Eu franzi a testa e balancei a cabeça como uma introdução
para dizer “não foi nada”, mas não consegui completar
o sentido. Eu mesmo estava comendo um saquinho
de ovos de amendoim e a visão daquele sorvete com a
memória do vômito me deixou meio enjoado.
– São os demônios... – disse ela.
Eu assenti, querendo mudar de assunto. Mas foi isso
mesmo que ela disse? “Demônios”?
– Ou os hormônios – explicou ela. – Dá na mesma.
Sabe, a adolescência...
Eu engoli uma concordância, com a mão cheia de ovinhos.
Observava o estranho movimento do intervalo naquela
escola. Na verdade, nada estranho. De fato, tão estranho
como qualquer intervalo, mas ainda assim, certamente
esquisito. Havia um grupo de alunos na quadra à frente jogando
futebol... mas a bola parecia uma cabeça humana.
Algumas meninas brincavam de roda e entoavam cantigas
– sem problemas, se elas já não tivessem a minha idade e
as cantigas não fossem em latim. E mais da metade dos
alunos dormia pelos corredores, como mendigos, jogados
em farrapos. Aquilo era absolutamente natural, ou o que
poderia se chamar de peculiarmente estranho.
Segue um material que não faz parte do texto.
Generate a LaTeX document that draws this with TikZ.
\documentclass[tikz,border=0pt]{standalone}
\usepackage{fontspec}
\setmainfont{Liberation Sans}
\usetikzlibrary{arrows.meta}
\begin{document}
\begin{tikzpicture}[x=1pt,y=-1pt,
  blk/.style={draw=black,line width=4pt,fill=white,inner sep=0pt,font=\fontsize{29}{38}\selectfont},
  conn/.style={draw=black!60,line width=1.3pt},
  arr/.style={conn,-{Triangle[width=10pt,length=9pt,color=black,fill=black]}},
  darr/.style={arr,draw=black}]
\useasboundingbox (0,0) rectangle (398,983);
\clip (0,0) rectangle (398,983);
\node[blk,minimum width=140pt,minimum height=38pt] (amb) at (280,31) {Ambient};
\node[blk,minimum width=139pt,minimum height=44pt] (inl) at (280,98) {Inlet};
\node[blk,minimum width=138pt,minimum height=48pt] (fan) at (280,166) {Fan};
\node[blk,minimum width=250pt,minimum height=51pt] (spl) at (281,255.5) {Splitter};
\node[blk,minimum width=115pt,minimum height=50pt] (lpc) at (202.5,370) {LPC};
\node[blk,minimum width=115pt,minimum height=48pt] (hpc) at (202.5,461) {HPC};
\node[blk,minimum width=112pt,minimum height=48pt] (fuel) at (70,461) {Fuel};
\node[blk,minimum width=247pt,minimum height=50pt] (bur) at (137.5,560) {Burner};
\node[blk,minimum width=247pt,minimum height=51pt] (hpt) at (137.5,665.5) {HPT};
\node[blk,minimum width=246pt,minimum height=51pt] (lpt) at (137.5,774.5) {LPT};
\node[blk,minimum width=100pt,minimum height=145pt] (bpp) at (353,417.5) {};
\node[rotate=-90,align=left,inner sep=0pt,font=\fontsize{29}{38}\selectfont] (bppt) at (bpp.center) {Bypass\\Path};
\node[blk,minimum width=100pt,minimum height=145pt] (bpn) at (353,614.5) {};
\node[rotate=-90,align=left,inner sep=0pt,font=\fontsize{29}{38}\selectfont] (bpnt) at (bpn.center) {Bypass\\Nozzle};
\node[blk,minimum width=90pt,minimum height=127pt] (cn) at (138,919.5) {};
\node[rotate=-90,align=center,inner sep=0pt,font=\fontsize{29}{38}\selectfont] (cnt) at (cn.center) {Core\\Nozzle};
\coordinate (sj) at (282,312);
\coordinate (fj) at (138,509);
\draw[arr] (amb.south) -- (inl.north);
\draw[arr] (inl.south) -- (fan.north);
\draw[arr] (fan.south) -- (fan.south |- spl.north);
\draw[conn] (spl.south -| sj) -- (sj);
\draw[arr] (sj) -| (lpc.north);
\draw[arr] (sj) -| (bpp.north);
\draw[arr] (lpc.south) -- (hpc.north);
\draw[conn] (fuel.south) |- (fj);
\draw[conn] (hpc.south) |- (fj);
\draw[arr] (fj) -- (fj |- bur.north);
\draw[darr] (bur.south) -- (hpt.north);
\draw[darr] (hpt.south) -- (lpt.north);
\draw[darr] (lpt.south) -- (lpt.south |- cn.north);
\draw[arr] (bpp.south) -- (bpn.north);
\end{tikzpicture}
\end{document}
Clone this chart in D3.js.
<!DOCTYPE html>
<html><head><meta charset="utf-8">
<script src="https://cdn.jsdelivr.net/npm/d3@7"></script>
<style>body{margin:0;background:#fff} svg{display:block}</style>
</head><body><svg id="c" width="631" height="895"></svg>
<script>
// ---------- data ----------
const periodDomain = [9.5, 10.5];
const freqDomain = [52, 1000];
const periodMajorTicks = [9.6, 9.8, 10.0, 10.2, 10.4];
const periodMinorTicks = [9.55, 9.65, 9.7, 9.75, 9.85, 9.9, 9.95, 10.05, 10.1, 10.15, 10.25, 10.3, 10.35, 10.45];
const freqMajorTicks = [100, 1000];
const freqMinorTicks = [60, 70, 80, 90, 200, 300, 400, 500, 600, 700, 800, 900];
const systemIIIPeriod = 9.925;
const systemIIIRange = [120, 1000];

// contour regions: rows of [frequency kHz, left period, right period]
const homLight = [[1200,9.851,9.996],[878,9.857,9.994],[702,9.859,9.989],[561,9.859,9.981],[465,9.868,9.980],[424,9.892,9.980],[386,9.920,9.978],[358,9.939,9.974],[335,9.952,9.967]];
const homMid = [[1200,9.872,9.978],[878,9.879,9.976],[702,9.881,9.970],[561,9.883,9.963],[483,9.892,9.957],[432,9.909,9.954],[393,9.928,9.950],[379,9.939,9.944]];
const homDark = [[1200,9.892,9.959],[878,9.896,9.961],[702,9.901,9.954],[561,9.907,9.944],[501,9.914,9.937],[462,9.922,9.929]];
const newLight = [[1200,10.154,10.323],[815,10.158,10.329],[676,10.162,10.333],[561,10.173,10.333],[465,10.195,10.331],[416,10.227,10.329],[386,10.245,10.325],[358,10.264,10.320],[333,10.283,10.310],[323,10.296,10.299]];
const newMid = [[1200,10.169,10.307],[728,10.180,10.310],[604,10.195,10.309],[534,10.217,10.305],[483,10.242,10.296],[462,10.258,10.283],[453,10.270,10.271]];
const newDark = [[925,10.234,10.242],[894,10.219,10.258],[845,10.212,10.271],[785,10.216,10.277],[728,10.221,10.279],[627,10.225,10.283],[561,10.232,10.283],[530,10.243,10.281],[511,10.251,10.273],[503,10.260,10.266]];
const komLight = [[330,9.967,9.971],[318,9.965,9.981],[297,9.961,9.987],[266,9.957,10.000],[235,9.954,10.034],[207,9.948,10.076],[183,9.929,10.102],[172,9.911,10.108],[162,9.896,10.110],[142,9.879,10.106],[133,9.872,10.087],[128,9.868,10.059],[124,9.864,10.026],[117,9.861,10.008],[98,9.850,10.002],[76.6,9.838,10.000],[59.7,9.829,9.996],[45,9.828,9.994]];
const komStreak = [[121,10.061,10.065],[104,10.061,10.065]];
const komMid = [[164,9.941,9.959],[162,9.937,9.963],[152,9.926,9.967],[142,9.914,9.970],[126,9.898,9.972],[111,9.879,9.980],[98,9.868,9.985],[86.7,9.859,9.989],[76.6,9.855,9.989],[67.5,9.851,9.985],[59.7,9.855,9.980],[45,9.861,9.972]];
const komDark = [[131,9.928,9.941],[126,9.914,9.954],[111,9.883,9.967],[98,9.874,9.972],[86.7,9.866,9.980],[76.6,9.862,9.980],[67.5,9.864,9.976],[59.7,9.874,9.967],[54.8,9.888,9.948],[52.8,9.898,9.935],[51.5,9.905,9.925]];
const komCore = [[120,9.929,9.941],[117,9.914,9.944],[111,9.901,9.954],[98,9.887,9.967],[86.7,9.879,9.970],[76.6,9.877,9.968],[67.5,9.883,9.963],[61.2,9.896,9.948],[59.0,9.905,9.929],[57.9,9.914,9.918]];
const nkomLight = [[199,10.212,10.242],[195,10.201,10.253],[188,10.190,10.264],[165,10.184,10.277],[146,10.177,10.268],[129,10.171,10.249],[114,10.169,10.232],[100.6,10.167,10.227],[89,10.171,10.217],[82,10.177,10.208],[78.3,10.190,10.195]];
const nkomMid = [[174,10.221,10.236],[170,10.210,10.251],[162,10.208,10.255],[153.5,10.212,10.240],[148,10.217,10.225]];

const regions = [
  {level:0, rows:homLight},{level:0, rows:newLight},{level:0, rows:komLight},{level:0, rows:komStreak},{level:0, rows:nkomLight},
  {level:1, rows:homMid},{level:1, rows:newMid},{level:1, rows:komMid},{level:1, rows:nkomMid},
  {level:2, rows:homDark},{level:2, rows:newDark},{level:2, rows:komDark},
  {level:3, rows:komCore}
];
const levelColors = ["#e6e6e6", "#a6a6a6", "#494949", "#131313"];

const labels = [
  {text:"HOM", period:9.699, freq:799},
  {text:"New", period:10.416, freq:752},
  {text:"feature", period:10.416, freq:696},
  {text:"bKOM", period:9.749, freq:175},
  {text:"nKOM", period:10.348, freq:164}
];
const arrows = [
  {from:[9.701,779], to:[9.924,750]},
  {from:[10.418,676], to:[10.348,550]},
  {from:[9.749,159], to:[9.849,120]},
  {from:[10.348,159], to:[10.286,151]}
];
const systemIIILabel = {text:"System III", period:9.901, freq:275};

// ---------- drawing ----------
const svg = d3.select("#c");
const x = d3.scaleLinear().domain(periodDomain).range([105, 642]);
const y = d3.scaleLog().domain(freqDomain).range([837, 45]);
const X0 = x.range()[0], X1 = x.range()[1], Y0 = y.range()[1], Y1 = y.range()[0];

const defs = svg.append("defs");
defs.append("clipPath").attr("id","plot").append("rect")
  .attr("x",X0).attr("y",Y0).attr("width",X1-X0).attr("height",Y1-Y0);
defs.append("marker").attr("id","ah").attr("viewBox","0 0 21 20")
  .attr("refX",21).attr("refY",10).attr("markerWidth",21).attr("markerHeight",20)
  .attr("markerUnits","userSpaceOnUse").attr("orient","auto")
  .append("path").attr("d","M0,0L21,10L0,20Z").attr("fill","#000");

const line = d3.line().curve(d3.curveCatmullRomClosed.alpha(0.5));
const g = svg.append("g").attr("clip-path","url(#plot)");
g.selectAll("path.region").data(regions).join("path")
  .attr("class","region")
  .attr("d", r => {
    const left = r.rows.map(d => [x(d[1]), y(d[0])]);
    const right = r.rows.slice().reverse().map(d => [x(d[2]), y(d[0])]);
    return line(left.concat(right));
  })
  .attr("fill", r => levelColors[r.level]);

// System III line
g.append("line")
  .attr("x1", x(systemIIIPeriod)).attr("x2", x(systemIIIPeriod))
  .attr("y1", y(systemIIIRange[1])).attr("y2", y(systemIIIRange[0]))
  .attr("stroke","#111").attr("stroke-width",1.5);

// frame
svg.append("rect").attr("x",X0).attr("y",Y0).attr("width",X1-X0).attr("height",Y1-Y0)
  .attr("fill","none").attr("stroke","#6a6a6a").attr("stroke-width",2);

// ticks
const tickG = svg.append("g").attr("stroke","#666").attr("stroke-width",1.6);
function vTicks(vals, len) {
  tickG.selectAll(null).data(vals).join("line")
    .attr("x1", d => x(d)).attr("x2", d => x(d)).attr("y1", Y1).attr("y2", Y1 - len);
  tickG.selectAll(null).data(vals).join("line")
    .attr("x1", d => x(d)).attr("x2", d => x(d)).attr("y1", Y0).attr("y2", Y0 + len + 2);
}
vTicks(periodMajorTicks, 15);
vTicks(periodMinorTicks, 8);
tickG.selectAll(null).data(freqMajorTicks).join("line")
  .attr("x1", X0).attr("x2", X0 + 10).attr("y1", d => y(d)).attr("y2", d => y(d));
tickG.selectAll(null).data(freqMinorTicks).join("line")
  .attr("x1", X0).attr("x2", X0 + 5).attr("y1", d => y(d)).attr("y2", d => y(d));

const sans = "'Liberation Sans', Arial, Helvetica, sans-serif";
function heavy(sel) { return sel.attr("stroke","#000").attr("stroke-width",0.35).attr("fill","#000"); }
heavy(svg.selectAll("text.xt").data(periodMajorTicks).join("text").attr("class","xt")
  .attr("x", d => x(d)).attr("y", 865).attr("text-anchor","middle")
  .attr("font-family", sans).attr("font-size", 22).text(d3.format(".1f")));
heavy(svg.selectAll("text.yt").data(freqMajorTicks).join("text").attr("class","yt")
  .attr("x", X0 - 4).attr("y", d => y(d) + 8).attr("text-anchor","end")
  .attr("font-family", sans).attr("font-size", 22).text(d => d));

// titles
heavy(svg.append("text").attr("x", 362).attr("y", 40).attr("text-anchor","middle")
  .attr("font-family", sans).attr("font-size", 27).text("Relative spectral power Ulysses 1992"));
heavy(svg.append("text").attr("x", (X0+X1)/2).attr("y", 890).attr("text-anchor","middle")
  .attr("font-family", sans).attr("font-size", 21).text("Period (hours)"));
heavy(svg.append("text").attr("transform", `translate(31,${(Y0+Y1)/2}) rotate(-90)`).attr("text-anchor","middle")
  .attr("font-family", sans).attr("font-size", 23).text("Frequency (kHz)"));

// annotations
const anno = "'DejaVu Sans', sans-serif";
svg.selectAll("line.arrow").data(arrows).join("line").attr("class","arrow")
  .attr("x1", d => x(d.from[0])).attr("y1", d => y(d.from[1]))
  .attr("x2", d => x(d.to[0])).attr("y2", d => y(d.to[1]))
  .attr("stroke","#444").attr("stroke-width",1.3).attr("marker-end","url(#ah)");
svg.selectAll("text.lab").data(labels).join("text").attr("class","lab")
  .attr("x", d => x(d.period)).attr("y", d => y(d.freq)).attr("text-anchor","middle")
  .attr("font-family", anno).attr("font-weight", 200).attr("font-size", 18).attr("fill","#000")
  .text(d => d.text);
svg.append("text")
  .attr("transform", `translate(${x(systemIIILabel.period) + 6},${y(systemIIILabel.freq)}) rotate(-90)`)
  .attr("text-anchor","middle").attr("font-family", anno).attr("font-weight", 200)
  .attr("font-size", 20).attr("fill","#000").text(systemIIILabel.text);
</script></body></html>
– O pessoal daqui é esquisito mesmo – dizia Camila,
como se adivinhasse meu pensamento.
Eu assenti, de boca cheia.
– É que o colégio tem esse enfoque alternativo, e procura
respeitar as diferenças individuais, as crises pelas quais
cada adolescente passa. Então a gente acha mais estranho
porque cada um está apenas vivendo seu momento
pessoal... ou pelo menos é isso o que a diretora disse à
minha mãe.
Assenti novamente. Achei mais esquisito aquela menina
ficar falando sobre a “proposta pedagógica” do colégio
no intervalo. Não deveríamos estar falando sobre outras
coisas?
– Você é diferente dos meninos daqui...
OK, isso não era espanto para mim. Ela me achava
diferente, como todos os meus colegas sempre acharam.
Só que, naquele colégio, minha diferença não era lá tão
diferente, fala?
Eu torci a boca e resolvi participar ativamente do diálogo:
– Minha mãe acha que este colégio é a minha cara.
Nessa hora, Camila soltou uma risada que me fez virar
a cabeça e olhar para ela. Era uma risada divertida, meio
esganiçada, mas doce, gostosa; gostei daquela risada.
– Como é que um colégio pode ter a cara de alguém? –
perguntou ela.
Eu ri. Pois é. Como é que um colégio pode ter a cara de
alguém? (E eu continuava observando a cara dela. Camila
até que não era feia, não, era interessante. Uma cara de
menina meio desengonçada, é verdade, não era nenhuma
modelo de passarela; mas, na verdade, essas modelos de
passarela não são todas umas catarinas desengonçadas?
E catarina desengonçada era o que me parecia Camila,
talvez. Eu podia ver uma graça. Aquela vomitófora adolescente
ao meu lado não era assim tão má; ao menos
agora abria a boca para despejar coisas que eu mesmo
digerira individualmente.)
Ela continuou:
– Os meninos daqui são muito problemáticos, individualistas,
você é todo animado, cheio de amigos.
Ahn? Animado? Cheio de amigos?
– De onde tirou que sou cheio de amigos? Acabei de
entrar aqui.
– Exato – ela retrucou –, e já é todo popular, conversando
com aquele Dominique com quem ninguém fala,
atraindo a atenção de todo mundo, conquistando as gatinhas.
Hahá. Aquilo era piada ou o quê?
– Conquistando as gatinhas?
– Bem, você não está aqui no intervalo conversando
comigo?
Hahahahahahahá. Menina convencida. Hahahahaha
hahá. Confesso que fiquei sem graça. Hahahahahá.
Fiquei meio sem ter o que dizer. Hahahahahahahahá.
Balançando a cabeça, tentando não olhar para ela, encontrei
Lupe, o menino com a camiseta dos Toxic Avengers,
de pé na minha frente.
– Opa – aproveitei a oportunidade –, bacana sua camiseta. -
(Ohhhh, relendo agora é meu MELHOR LIVRO. Hahaha. Ou nem tanto. Mas é bem fofo, vai? Fiquei com saudades do Ludo. Queria que tivesse pego mais os adolescentes do que "Mastigando Humanos". - Por sinal, é meu único livro com travessões, uma mínima concessão a um padrão escolar pau no cu.)
Eu tinha inclusive ideia para uma sequência: “Garotos
Malditos – Tocando o Terror”, que focaria na banda de rock que Ludo forma no
final do livro. Mas como não vendeu nada, não foi o caso.
De toda forma, o livro continua em catálogo na
Record/Galera.
[Ah, o livro não tem foto na orelha - porque queria que os leitores ficassem com a imagem do Ludo, não de um tiozão de meia idade.]